Personally I think the most likely outcome is that they will not only survive but prosper, and that the dividend will be reinstated within 2-4 years at its previous level. That would be a 5.9% yield on the effective entry cost of this gamble. Obviously the most likely outcome is by no means the only possible outcome.

The $15 calls are available for $1.86, so the net entry cost is $16.86 and the old dividend if reinstated would be a 7.35% yield on your $16.86 net entry cost if you exercise the calls.

Why all this dividend talk? I'm not a big fan of dividends for a variety of reasons. They are not income, they are just a way of receiving income.
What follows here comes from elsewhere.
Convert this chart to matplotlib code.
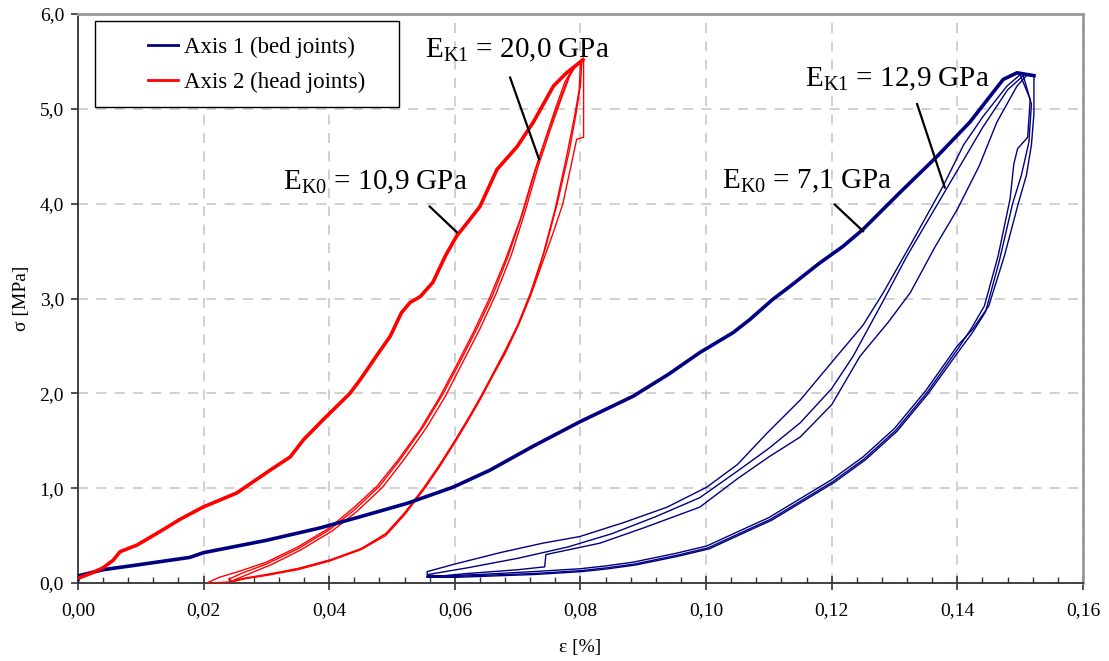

However, I mention those yields because they give a sense of scale: there is no such thing as a sustainably high dividend yield. Either the dividend gets cut, or the stock price rises. I think the latter is what will happen when things look rosier and the dividend is restored.

Just a thought. Normally I don't like OTM calls much, but the asymmetry of outcomes of the options seems to match the asymmetry of the probability of outcomes for the company. Even though the premia are high right now, it would be nice to be the one with the power to decide after seeing what the next two years bring.

In short, depending on the options you choose, IMO it's a $10-25 up side with high probability and a $1-$2 down side with lower probability, and a time to completion of 1-6 years, most likely 2-3. For whatever it's worth (not too much), Value Line forecasts a price in the $45-$60 range in the 2011-2013 time frame. That would put the up side at $24-$43 in 2-4 years depending on which options you pick how long it takes, and which price it hits, with the same $1-$2 down side.

The final outcome (neither recovery nor blowup) is actually fairly unlikely in my view--i.e., the company stays solid but continues to trade below the option strike price. Add that to the down side pile. Unless the list of down side outcomes makes a pile five times as big as the up side pile, it might be a good bet.